China’s Xinjiang province an ‘open-air prison’, US official says

Annual US report also criticises Iran, Myanmar, Russia, Nigeria and Saudi Arabia over their treatment of religious minorities.

Security guards stand at the gates of what China calls a vocational skills training centre in Xinjiang but which the US calls re-education camps [File: Thomas Peter/Reuters]

China has turned its far western region of Xinjiang into an “open-air prison” for Uighur Muslims a United States official has said as the US released an annual report on the state of religious freedoms worldwide.

The Chinese government has turned “the entire region into an open-air prison”, said Daniel Nadel the director of the US State Department’s Office of International Religious Freedom on Wednesday.

China had relied on putting large numbers of Uighurs in camps for “re-education” and “forced labour” but has broadened its repression to encompass the entire region, Nadel said at a media conference in Washington, DC.

“People’s movements are closely tracked. You have minders who have been assigned to live with Uighurs to keep tabs on them,” Nadel said.

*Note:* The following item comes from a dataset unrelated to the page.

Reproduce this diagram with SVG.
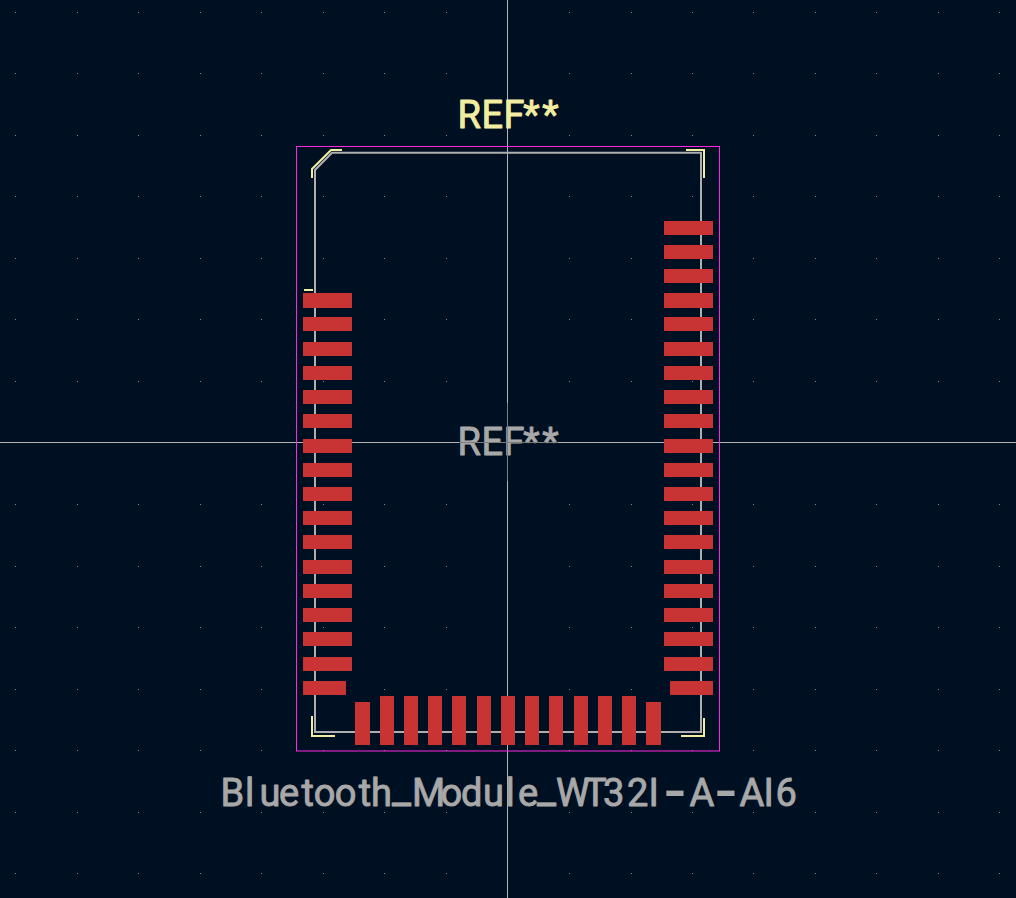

The annual State Department religious freedom report is required by the US Congress under a 1998 law and covers religious freedom conditions in dozens of countries around the world. In this year’s report, which runs to 2,300 pages, the US criticised not only China but countries including Iran, Myanmar, Russia, Nigeria and Saudi Arabia for religious persecution.

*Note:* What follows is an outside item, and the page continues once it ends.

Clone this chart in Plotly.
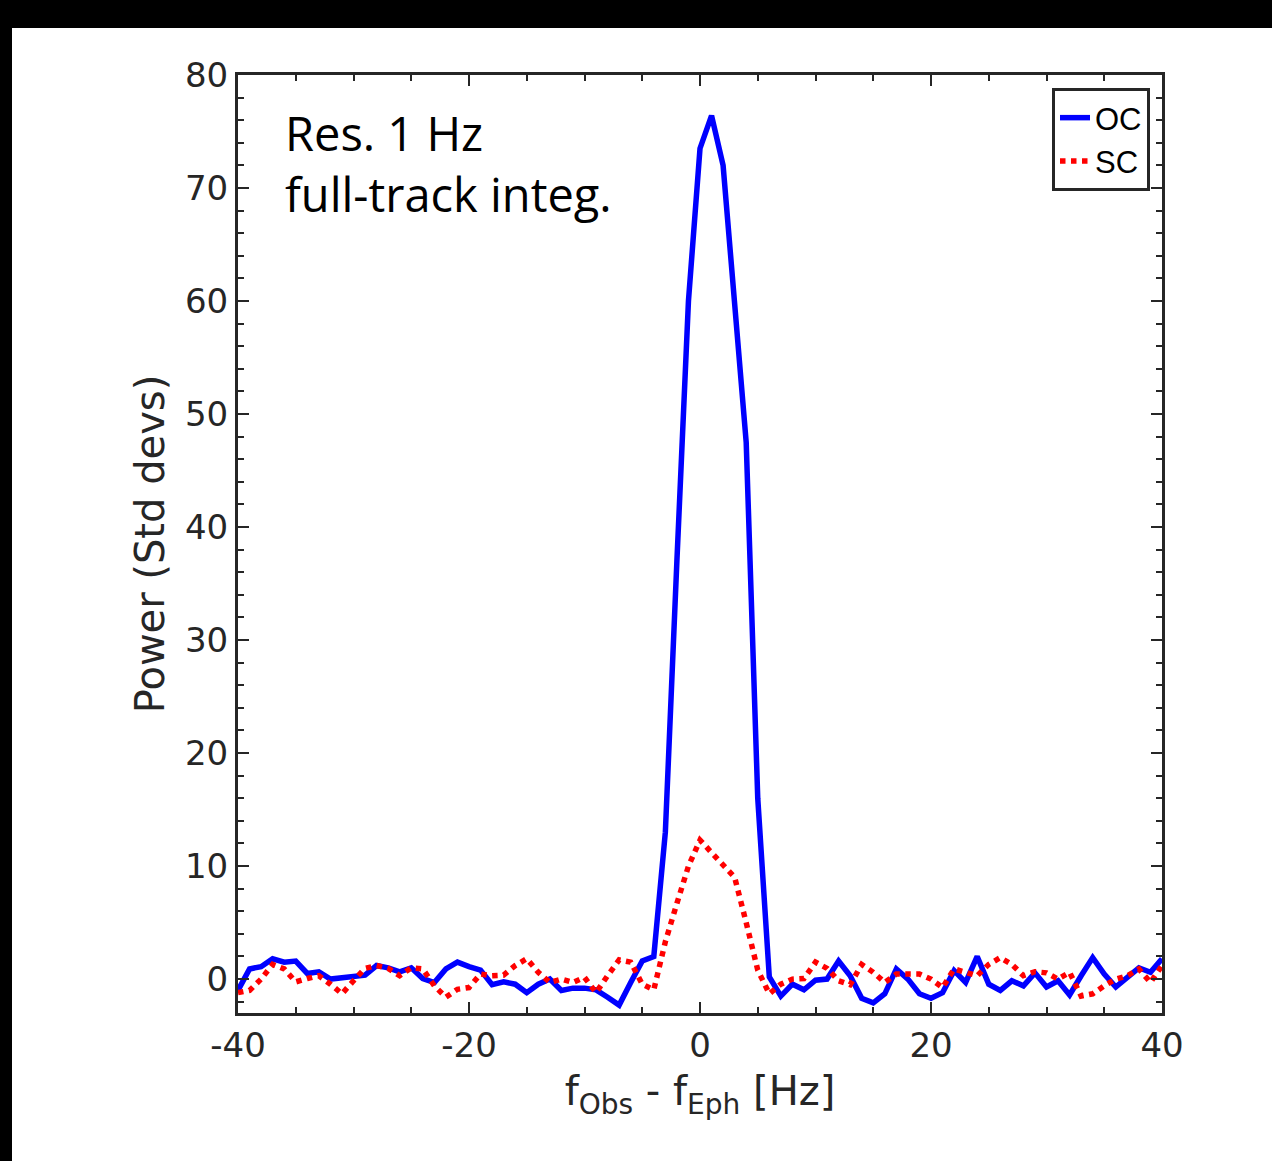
import plotly.graph_objects as go

freq = list(range(-40, 41))
oc = [-1.0, 0.9, 1.1, 1.8, 1.5, 1.6, 0.5, 0.65, 0.0, 0.1,
      0.3, 0.35, 1.2, 1.0, 0.65, 1.0, 0.05, -0.3, 0.9, 1.5,
      1.1, 0.8, -0.5, -0.25, -0.45, -1.2, -0.45, 0.0, -1.0, -0.8,
      -0.8, -0.95, -1.6, -2.3, -0.3, 1.6, 2.0, 13, 37, 60,
      73.5, 76.4, 72, 60, 47.5, 16, 0.2, -1.5, -0.45, -0.95,
      -0.1, 0.0, 1.6, 0.3, -1.7, -2.1, -1.3, 0.9, 0.0, -1.3,
      -1.7, -1.2, 0.75, -0.3, 2.0, -0.45, -1.0, -0.15, -0.6, 0.55,
      -0.7, -0.15, -1.4, 0.3, 1.9, 0.45, -0.7, 0.15, 1.0, 0.6, 1.8]
sc = [-1.2, -1.0, 0.0, 1.3, 0.9, -0.25, 0.05, 0.3, -0.45, -1.3,
      -0.15, 0.95, 1.2, 0.95, 0.3, 1.0, 0.9, -0.6, -1.6, -0.9,
      -0.75, 0.45, 0.3, 0.35, 1.2, 1.8, 0.6, -0.3, 0.0, -0.3,
      0.15, -1.2, 0.3, 1.7, 1.5, -0.45, -0.95, 3.3, 6.7, 10,
      12.3, 11.2, 10.1, 9.0, 5.0, 0.8, -1.3, -0.45, 0.0, 0.05,
      1.5, 0.95, -0.15, -0.5, 1.3, 0.6, -0.3, 0.45, 0.45, 0.45,
      0.0, -0.75, 0.9, 0.55, 0.3, 1.3, 1.9, 1.3, 0.3, 0.65,
      0.55, 0.0, 0.6, -1.5, -1.3, -0.6, 0.0, 0.3, 0.9, -0.3, 1.2]

x_ticks = [-40, -20, 0, 20, 40]
x_labels = ["-40", "-20", "0", "20", "40"]
y_ticks = [0, 10, 20, 30, 40, 50, 60, 70, 80]
y_labels = [str(v) for v in y_ticks]

W, H = 1272, 1161
L, R, T, B = 238, 110, 75, 148
pw, ph = W - L - R, H - T - B

def px(xp):
    return (xp - L) / pw

def py(yp):
    return (H - B - yp) / ph

ink = "#262626"
tfont = "DejaVu Sans"

fig = go.Figure()
fig.add_trace(go.Scatter(x=freq, y=oc, mode="lines", name="OC",
                         line=dict(color="#0000FF", width=5.5)))
fig.add_trace(go.Scatter(x=freq, y=sc, mode="lines", name="SC",
                         line=dict(color="#FF0000", width=5.5, dash="dot")))

axis_common = dict(
    showline=True, linewidth=3, linecolor=ink, mirror="allticks",
    ticks="inside", ticklen=11, tickwidth=2, tickcolor=ink,
    showgrid=False, zeroline=False,
    tickfont=dict(family=tfont, size=34, color=ink),
)

fig.update_xaxes(range=[-40, 40], tickvals=x_ticks, ticktext=x_labels,
                 minor=dict(dtick=5, ticks="inside", ticklen=6, tickwidth=2, tickcolor=ink),
                 title=dict(text="f<sub>Obs</sub> - f<sub>Eph</sub> [Hz]",
                            font=dict(family=tfont, size=40, color=ink), standoff=14),
                 **axis_common)
fig.update_yaxes(range=[-3, 80], tickvals=y_ticks, ticktext=y_labels,
                 minor=dict(tick0=0, dtick=2, ticks="inside", ticklen=6, tickwidth=2, tickcolor=ink),
                 title=dict(text="Power (Std devs)",
                            font=dict(family=tfont, size=40, color=ink), standoff=8),
                 **axis_common)

fig.add_shape(type="rect", xref="paper", yref="paper",
              x0=px(12), x1=px(W + 5), y0=py(H + 5), y1=py(28),
              fillcolor="white", line=dict(width=0), layer="below")

fig.add_annotation(xref="paper", yref="paper", x=px(283), y=py(99),
                   xanchor="left", yanchor="top", align="left", showarrow=False,
                   text="Res. 1 Hz<br>full-track integ.",
                   font=dict(family="Open Sans", size=47, color="black"))

fig.update_layout(
    width=W, height=H,
    margin=dict(l=L, r=R, t=T, b=B, autoexpand=False),
    paper_bgcolor="black", plot_bgcolor="white",
    showlegend=True,
    legend=dict(x=px(1150), y=py(88), xanchor="right", yanchor="top",
                bgcolor="white", bordercolor=ink, borderwidth=3,
                font=dict(family="Liberation Sans", size=31, color="black"),
                itemwidth=30, tracegroupgap=0),
)

fig.write_html("out.html", config={"displayModeBar": False},
               post_script="document.body.style.margin='0';document.body.style.background='black';")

The US “cannot look away from the ongoing crimes against humanity and genocide the Chinese government is perpetrating against Muslim Uighurs and members of other ethnic and religious minority groups in Xinjiang,” Nadel said.

The US State Department had already concluded in an annual human rights survey that China was committing “genocide” against the Uighurs.

President Joe Biden raised the issue with other members of the Group of Seven allied nations at a meeting in April.

The United Nations has said that about one million Uighurs have been held in camps in the region that China has said are necessary to teach vocational skills and tackle hardline groups.

China says the camps like this one in Kashgar are vocational skills training centres and necessary to tackle ‘extremism’ [File: Ben Blanchard/Reuters]

At the UN Human Rights Council in February, Foreign Minister Wang Yi rejected allegations of abuses as “slanderous attacks”.

He said there were 24,000 mosques in the western region, adding that “basic facts show that there has never been so-called genocide, forced labour or religious oppression in Xinjiang”.

The repression of Muslims in China is an extension of earlier drives against Buddhists in Tibet and others, Nadel said.

“This can be seen as the culmination of decades of repression of religious adherence from Tibetan Buddhists to Christians to Falun Gong practitioners,” he said.

In connection with the release of the report, the State Department accused Yu Hui, a leading China Communist Party official, of being responsible for “gross human rights violations” for the arbitrary detention of Falun Gong followers.

Secretary of State Antony Blinken said at a media conference to introduce the report that Iran continues to intimidate, harass, and arrest Baha’i, Christians, Jews, Zoroastrians, Sunni and Sufi Muslims.

In Myanmar, military coup leaders are among those responsible for ethnic cleansing and other atrocities against Rohingya, most of whom are Muslim, he said.

In Russia, authorities continue to harass, detain and seize the property of Jehovah’s Witnesses as well as members of Muslim minority groups on the pretext of alleged violence.

Nigerian courts convict people of blasphemy, sentencing them to long-term imprisonment or even death, yet no action has been taken against the military’s mass killing of hundreds of Shia Muslims in 2015.

Saudi Arabia remains the only country in the world without a Christian church, though there are more than a million Christians living in Saudi Arabia, Blinken said.

“Religious freedom is a human right; in fact, it goes to the heart of what it means to be human – to think freely, to follow our conscience, to change our beliefs if our hearts and minds lead us to do so, to express those beliefs in public and in private,” he said.